▶ **Task statement**: Starting at the first line of the listing below, repeat each line exactly until the line containing "1.0, 1.002, 1.006, 1.007, 1.006, 1.005, 1.0, 1.0, 1.0]", which you include. Leave out pictures.

▶ **Source data**:
------------------------------------

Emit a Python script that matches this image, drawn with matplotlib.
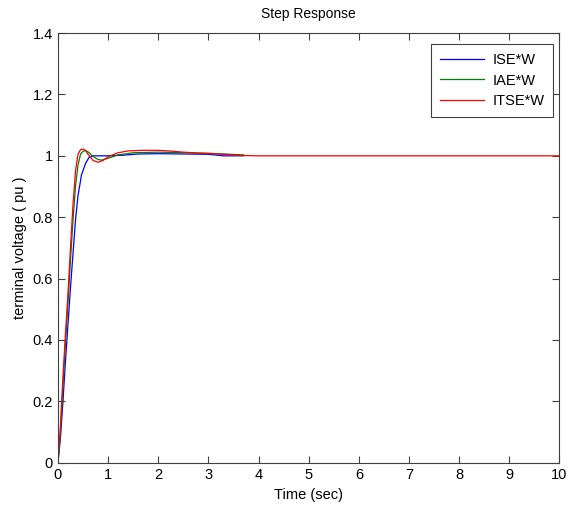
import numpy as np
import matplotlib
matplotlib.use("Agg")
import matplotlib.pyplot as plt

plt.rcParams['font.family'] = ['Liberation Sans', 'DejaVu Sans']

# ISE*W response
t_ise = [0, 0.05, 0.1, 0.15, 0.2, 0.25, 0.3, 0.35, 0.4, 0.47, 0.55, 0.62, 0.7,
         1.0, 1.3, 1.6, 2.0, 2.5, 3.0, 3.3, 3.5, 3.7]
y_ise = [0, 0.08, 0.2, 0.33, 0.45, 0.57, 0.68, 0.79, 0.87, 0.938, 0.975, 0.995, 1.0,
         1.0, 1.002, 1.006, 1.007, 1.006, 1.005, 1.0, 1.0, 1.0]

# IAE*W response
t_iae = [0, 0.05, 0.1, 0.15, 0.2, 0.25, 0.3, 0.35, 0.4, 0.45, 0.5, 0.55, 0.6,
         0.7, 0.8, 0.87, 1.0, 1.2, 1.5, 2.0, 2.5, 3.0, 3.3, 3.7]
y_iae = [0, 0.1, 0.25, 0.39, 0.52, 0.66, 0.79, 0.9, 0.97, 1.005, 1.015, 1.017, 1.013,
         0.998, 0.988, 0.986, 0.992, 1.003, 1.01, 1.012, 1.01, 1.008, 1.006, 1.003]

# ITSE*W response
t_itse = [0, 0.05, 0.1, 0.15, 0.2, 0.25, 0.3, 0.35, 0.4, 0.45, 0.5, 0.55, 0.6,
          0.7, 0.8, 0.9, 1.0, 1.2, 1.4, 1.7, 2.0, 2.2, 2.5, 2.8, 3.0, 3.3, 3.7, 4.0, 10.0]
y_itse = [0, 0.12, 0.28, 0.42, 0.55, 0.70, 0.84, 0.95, 1.005, 1.02, 1.022, 1.018, 1.005,
          0.985, 0.979, 0.985, 0.997, 1.01, 1.016, 1.018, 1.018, 1.016, 1.012, 1.009,
          1.008, 1.005, 1.001, 1.0, 1.0]

labels = ['ISE*W', 'IAE*W', 'ITSE*W']
colors = ['#0000ff', '#008000', '#ff0000']

fig = plt.figure(figsize=(5.68, 5.09), dpi=100)
ax = fig.add_axes([0.102, 0.091, 0.883, 0.844])

for t, y, lab, c in zip([t_ise, t_iae, t_itse], [y_ise, y_iae, y_itse], labels, colors):
    ax.plot(t, y, color=c, lw=0.9, label=lab)

ax.set_xlim(0, 10)
ax.set_ylim(0, 1.4)
ax.set_xticks(np.arange(0, 11, 1))
ax.set_yticks(np.arange(0, 1.41, 0.2))
ax.set_yticklabels(['0', '0.2', '0.4', '0.6', '0.8', '1', '1.2', '1.4'])
ax.tick_params(direction='in', top=True, right=True, labelsize=10.5, length=5, color='#404040')
for s in ax.spines.values():
    s.set_color('#404040')
    s.set_linewidth(0.8)

ax.set_title('Step Response', fontsize=10, pad=11)
ax.set_xlabel('Time (sec)', fontsize=10.5, labelpad=5)
ax.set_ylabel('terminal voltage ( pu )', fontsize=10.5)

leg = ax.legend(loc='upper right', bbox_to_anchor=(0.988, 0.974), fontsize=10.5,
                fancybox=False, framealpha=1, edgecolor='#404040',
                handlelength=3.0, handletextpad=0.6, borderpad=0.6,
                labelspacing=0.45, borderaxespad=0)
leg.get_frame().set_linewidth(0.8)

fig.savefig('out.png', dpi=100)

------------------------------------

▶ **Task response**:
Emit a Python script that matches this image, drawn with matplotlib.
import numpy as np
import matplotlib
matplotlib.use("Agg")
import matplotlib.pyplot as plt

plt.rcParams['font.family'] = ['Liberation Sans', 'DejaVu Sans']

# ISE*W response
t_ise = [0, 0.05, 0.1, 0.15, 0.2, 0.25, 0.3, 0.35, 0.4, 0.47, 0.55, 0.62, 0.7,
         1.0, 1.3, 1.6, 2.0, 2.5, 3.0, 3.3, 3.5, 3.7]
y_ise = [0, 0.08, 0.2, 0.33, 0.45, 0.57, 0.68, 0.79, 0.87, 0.938, 0.975, 0.995, 1.0,
         1.0, 1.002, 1.006, 1.007, 1.006, 1.005, 1.0, 1.0, 1.0]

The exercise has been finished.